1. BEGINNING [The thesis, condensing the selected, ordered because-clauses into the phrases and sentences of a full-fledged introduction, including the other side--the although-clause--and the broader perspective of the conclusion.] Although the idea of a writing competency exam is appealing on the surface as a way of strengthening a basic skill (see below, IIA1), such an exam would be self-defeating and destructive (IIB4). It is expensive, inefficient to administer, and demoralizing for both students and faculty (IIB1). It would destroy the English department's effectiveness in helping all students to learn (IIB2), and will not ensure competency in writing, a skill that cannot be legislated for a wide spectrum of our students in a set period of time, or through programmable steps (IIB3). Such a goal can only be accomplished by a creative, flexible, highly motivated teaching staff making instruction as individualized as possible toward the goal of writing as a lifelong skill (IIIA) and, in a broader perspective, as a citizen's advantage in a democratic society (IIIB).  

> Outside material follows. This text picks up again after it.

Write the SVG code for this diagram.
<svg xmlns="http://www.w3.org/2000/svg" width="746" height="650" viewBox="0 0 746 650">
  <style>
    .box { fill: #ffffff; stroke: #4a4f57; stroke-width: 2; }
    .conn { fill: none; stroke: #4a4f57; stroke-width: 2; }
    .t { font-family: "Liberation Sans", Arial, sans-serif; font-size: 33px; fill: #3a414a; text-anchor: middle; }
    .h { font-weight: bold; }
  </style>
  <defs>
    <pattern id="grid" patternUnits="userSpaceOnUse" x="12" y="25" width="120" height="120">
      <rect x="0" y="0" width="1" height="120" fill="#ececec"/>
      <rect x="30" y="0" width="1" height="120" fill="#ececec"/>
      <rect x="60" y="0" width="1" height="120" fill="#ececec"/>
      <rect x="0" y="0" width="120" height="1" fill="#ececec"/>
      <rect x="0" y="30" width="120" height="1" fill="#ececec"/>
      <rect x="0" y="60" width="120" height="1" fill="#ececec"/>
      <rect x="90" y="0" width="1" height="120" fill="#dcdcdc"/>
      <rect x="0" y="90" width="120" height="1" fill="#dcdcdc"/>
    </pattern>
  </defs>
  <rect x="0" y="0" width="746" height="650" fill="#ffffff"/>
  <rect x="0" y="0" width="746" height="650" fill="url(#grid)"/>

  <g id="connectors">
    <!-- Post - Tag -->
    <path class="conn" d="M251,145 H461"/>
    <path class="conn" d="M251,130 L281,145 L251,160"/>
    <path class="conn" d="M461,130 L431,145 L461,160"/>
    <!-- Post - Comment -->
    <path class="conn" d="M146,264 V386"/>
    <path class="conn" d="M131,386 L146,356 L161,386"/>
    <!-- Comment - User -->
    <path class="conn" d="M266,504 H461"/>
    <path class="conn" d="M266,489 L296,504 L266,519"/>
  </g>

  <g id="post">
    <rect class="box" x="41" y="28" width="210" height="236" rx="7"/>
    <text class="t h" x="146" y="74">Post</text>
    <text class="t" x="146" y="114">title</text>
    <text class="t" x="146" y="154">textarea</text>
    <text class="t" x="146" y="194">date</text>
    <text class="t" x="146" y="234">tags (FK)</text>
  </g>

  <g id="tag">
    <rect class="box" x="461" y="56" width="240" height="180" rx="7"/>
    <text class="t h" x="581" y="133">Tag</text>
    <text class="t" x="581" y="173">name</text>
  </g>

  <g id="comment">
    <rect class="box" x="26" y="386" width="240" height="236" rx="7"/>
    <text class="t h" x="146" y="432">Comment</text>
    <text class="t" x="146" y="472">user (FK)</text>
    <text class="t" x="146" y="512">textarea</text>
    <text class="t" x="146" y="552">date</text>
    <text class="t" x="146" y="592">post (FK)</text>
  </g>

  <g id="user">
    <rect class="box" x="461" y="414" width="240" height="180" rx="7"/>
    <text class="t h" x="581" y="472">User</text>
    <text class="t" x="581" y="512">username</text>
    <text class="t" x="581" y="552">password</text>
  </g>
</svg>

II. MIDDLE [Main points of my argument, structured in a balanced order of importance, beginning with a look at the other side and leading toward my most important discovery which, through a transition, opens out to a broader perspective at the END.]  A. Arguments for the competency exam (the other side) 1. [Introduced by the appropriate phrase in the thesis.] "Although the idea of a writing competency exam is appealing on the surface as a way of strengthening a basic skill. . . ." (use because-clause 10)B. Arguments against the competency exam (transition phrases taken directly from the thesis statement to introduce separate, interrelated points) 1. Practical problems in giving the exam: would be expensive and inefficient to administer (use analysis of because-clauses 1, 3, and 4)2. General negative effects: demoralizing for both students and faculty (use analyses of clauses 5 and 6)3. Specific negative effects: would destroy the English department's effectiveness in helping all students to learn (use clauses 6, 7, 8, and analyses)

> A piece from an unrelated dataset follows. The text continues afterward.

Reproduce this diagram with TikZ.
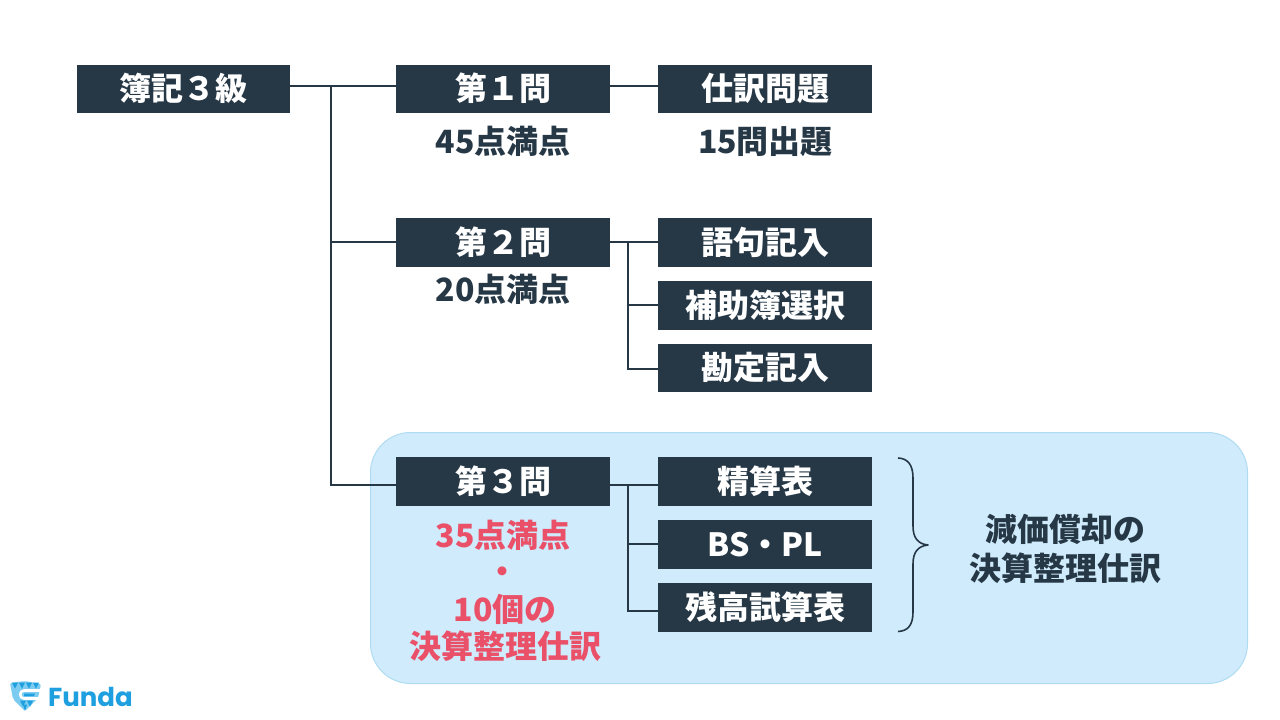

4. Summarizing issue: would not ensure "competency" in writing, a skill that cannot be legislated (use analysis of clause 2)
5. Discovery and transition: would be self-defeating, and destructive (use clause 8 and analysis, and new writing from the analysis of the other side)

 

II. END [Concludes the argument by recommending alternatives and a broader perspective.] A. Summary and critique 1. Exams become ends in themselves (clause 5 analysis)2. But writing is a lifelong skill (clause 12 and analysis)B.  Recommendation and new perspective

1. Specific alternative: a new writing requirement, a new commitment among writing teachers (clause 6 analysis; clause 12 and analysis)

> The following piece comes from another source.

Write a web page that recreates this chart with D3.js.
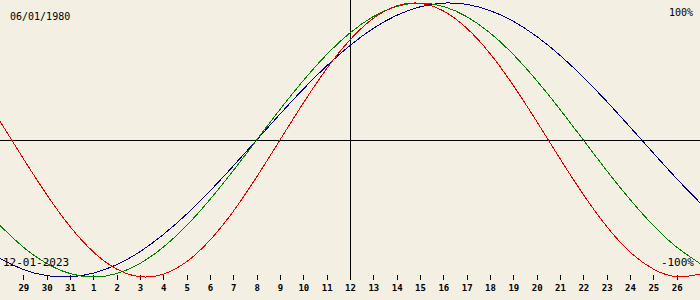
<!DOCTYPE html>
<html>
<head>
<meta charset="utf-8">
<script src="https://cdn.jsdelivr.net/npm/d3@7"></script>
<style>
  html, body { margin: 0; padding: 0; background: #f3efe3; }
  svg { display: block; }
  text { font-family: "DejaVu Sans Mono", monospace; fill: #000; }
</style>
</head>
<body>
<div id="chart"></div>
<script>
// day offsets from the centre date (12-01-2023), left edge to right edge
var dayOffsets = [-15, -14, -13, -12, -11, -10, -9, -8, -7, -6, -5, -4, -3, -2, -1, 0,
                  1, 2, 3, 4, 5, 6, 7, 8, 9, 10, 11, 12, 13, 14, 15];
// tick labels, one per day from -14 to 14
var tickLabels = ["29", "30", "31", "1", "2", "3", "4", "5", "6", "7", "8", "9", "10", "11",
                  "12", "13", "14", "15", "16", "17", "18", "19", "20", "21", "22", "23", "24", "25", "26"];
var tickOffsets = [-14, -13, -12, -11, -10, -9, -8, -7, -6, -5, -4, -3, -2, -1, 0,
                   1, 2, 3, 4, 5, 6, 7, 8, 9, 10, 11, 12, 13, 14];

// series values per day (-1 .. 1)
var physical = [0.136, -0.136, -0.398, -0.631, -0.817, -0.942, -0.998, -0.979, -0.888, -0.731, -0.520, -0.270,
                0, 0.270, 0.520, 0.731, 0.888, 0.979, 0.998, 0.942, 0.817, 0.631, 0.398, 0.136,
                -0.136, -0.398, -0.631, -0.817, -0.942, -0.998, -0.979];
var emotional = [-0.624, -0.782, -0.901, -0.975, -1, -0.975, -0.901, -0.782, -0.624, -0.434, -0.223,
                 0, 0.223, 0.434, 0.624, 0.782, 0.901, 0.975, 1, 0.975, 0.901, 0.782, 0.624, 0.434, 0.223,
                 0, -0.223, -0.434, -0.624, -0.782, -0.901];
var intellectual = [-0.866, -0.945, -0.990, -0.999, -0.972, -0.910, -0.815, -0.690, -0.541, -0.372, -0.189,
                    0, 0.189, 0.372, 0.541, 0.690, 0.815, 0.910, 0.972, 0.999, 0.990, 0.945, 0.866, 0.756,
                    0.618, 0.458, 0.282, 0.095, -0.095, -0.282, -0.458];

var seriesNames = ["intellectual", "emotional", "physical"];
var seriesColours = ["#000080", "#008000", "#e00000"];

var birthLabel = "06/01/1980";
var dateLabel = "12-01-2023";
var topLabel = "100%";
var bottomLabel = "-100%";

var width = 700,
    height = 300;

var svg = d3.select("#chart").append("svg")
    .attr("width", width)
    .attr("height", height);

svg.append("rect")
    .attr("width", width)
    .attr("height", height)
    .attr("fill", "#f3efe3");

var x = d3.scaleLinear().domain([-15, 15]).range([0, width]);
var y = d3.scaleLinear().domain([-1, 1]).range([277, 3]);

// axes lines
svg.append("line")
    .attr("x1", 0).attr("x2", width)
    .attr("y1", Math.round(y(0)) + 0.5).attr("y2", Math.round(y(0)) + 0.5)
    .attr("stroke", "#000")
    .attr("shape-rendering", "crispEdges");
svg.append("line")
    .attr("x1", Math.round(x(0)) + 0.5).attr("x2", Math.round(x(0)) + 0.5)
    .attr("y1", 0).attr("y2", 280)
    .attr("stroke", "#000")
    .attr("shape-rendering", "crispEdges");

// day ticks
svg.append("g").selectAll("line")
    .data(tickOffsets)
    .enter().append("line")
    .attr("x1", function(d) { return Math.round(x(d)) + 0.5; })
    .attr("x2", function(d) { return Math.round(x(d)) + 0.5; })
    .attr("y1", 275)
    .attr("y2", 280)
    .attr("stroke", "#000")
    .attr("shape-rendering", "crispEdges");

svg.append("g").selectAll("text")
    .data(tickOffsets)
    .enter().append("text")
    .attr("x", function(d) { return x(d) + 0.5; })
    .attr("y", 291)
    .attr("text-anchor", "middle")
    .style("font-size", "9px")
    .style("font-weight", "bold")
    .text(function(d, i) { return tickLabels[i]; });

// curves
var line = d3.line()
    .x(function(d) { return x(d.day); })
    .y(function(d) { return y(d.value); })
    .curve(d3.curveNatural);

var allSeries = [intellectual, emotional, physical];
svg.append("g").selectAll("path")
    .data(allSeries)
    .enter().append("path")
    .attr("d", function(values) {
        return line(values.map(function(v, i) { return { day: dayOffsets[i], value: v }; }));
    })
    .attr("fill", "none")
    .attr("stroke", function(d, i) { return seriesColours[i]; })
    .attr("stroke-width", 1)
    .attr("shape-rendering", "crispEdges");

// labels
svg.append("text")
    .attr("x", 10).attr("y", 20)
    .style("font-size", "10px")
    .text(birthLabel);
svg.append("text")
    .attr("x", 693).attr("y", 16)
    .attr("text-anchor", "end")
    .style("font-size", "10px")
    .text(topLabel);
svg.append("text")
    .attr("x", 3).attr("y", 266)
    .style("font-size", "11px")
    .text(dateLabel);
svg.append("text")
    .attr("x", 694).attr("y", 266)
    .attr("text-anchor", "end")
    .style("font-size", "11px")
    .text(bottomLabel);
</script>
</body>
</html>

2. Larger perspective: the new goal of empowering people to have their say beyond the college walls, throughout their lives as members of society (clause 12 and analysis)

So far, I've used about half my allotted time to arrive at a solid outline correlating the language of my thesis with the key points supporting it, and a broader perspective arising from it. Now I can fill out the raw draft on the framework of the argument-outline. The time for generating material is over; the time for producing has begun.